By Alexander Aplerku, AFROPUNK Contributor
TIME
WILLOW: I mean, time for me, I can make it go slow or fast, however I please, and that’s how I know it doesn’t exist.
JADEN: It’s proven that how time moves for you depends on where you are in the universe. It’s relative to beings and other places. But on the level of being here on earth, if you are aware in a moment, one second can last a year. And if you are unaware, your whole childhood, your whole life can pass by in six seconds. But it’s also such a thing that you can get lost in.
MUSIC
JADEN: Honestly, we’re just trying to make music that we think is cool. We don’t think a lot of the music out there is that cool. So we make our own music. We don’t have any song that we like to listen to on the P.C.H. by any other artist, you know?
WILLOW: That’s what I do with novels.
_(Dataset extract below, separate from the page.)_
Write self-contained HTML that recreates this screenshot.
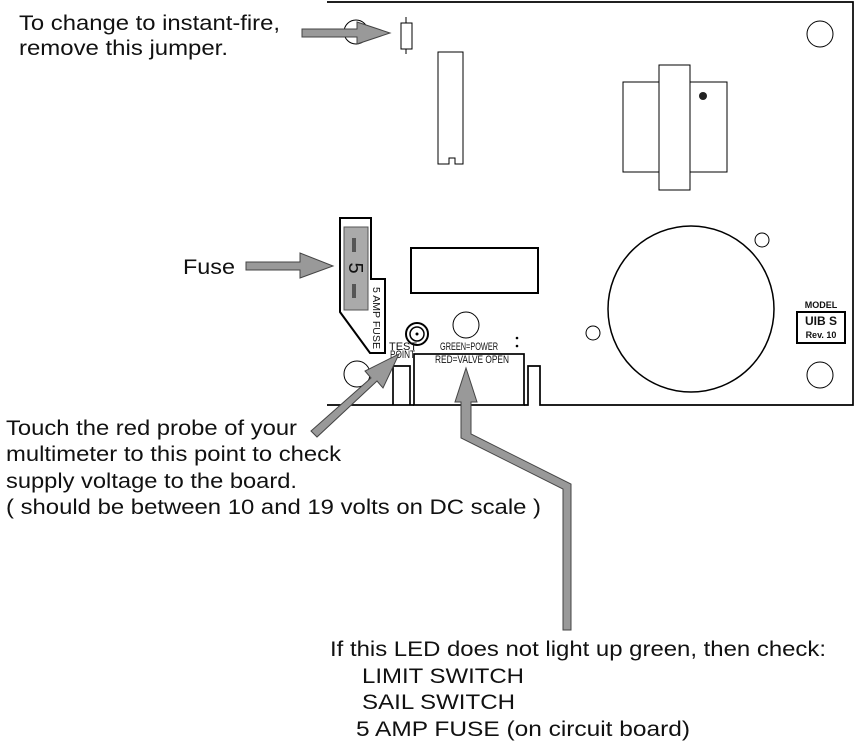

There’re no novels that I like to read so I write my own novels, and then I read them again, and it’s the best thing.
JADEN: Willow’s been writing her own novels since she was 6.
SCHOOL
JADEN: Here’s the deal: School is not authentic because it ends. It’s not true, it’s not real. Our learning will never end. The school that we go to every single morning, we will continue to go to.
WILLOW: Forever, ‘til the day that we’re in our bed.
JADEN: Kids who go to normal school are so teenagery, so angsty.
WILLOW: They never want to do anything, they’re so tired.
JADEN: You never learn anything in school. Think about how many car accidents happen every day. Driver’s ed? What’s up? I still haven’t been to driver’s ed because if everybody I know has been in an accident, I can’t see how driver’s ed is really helping them out.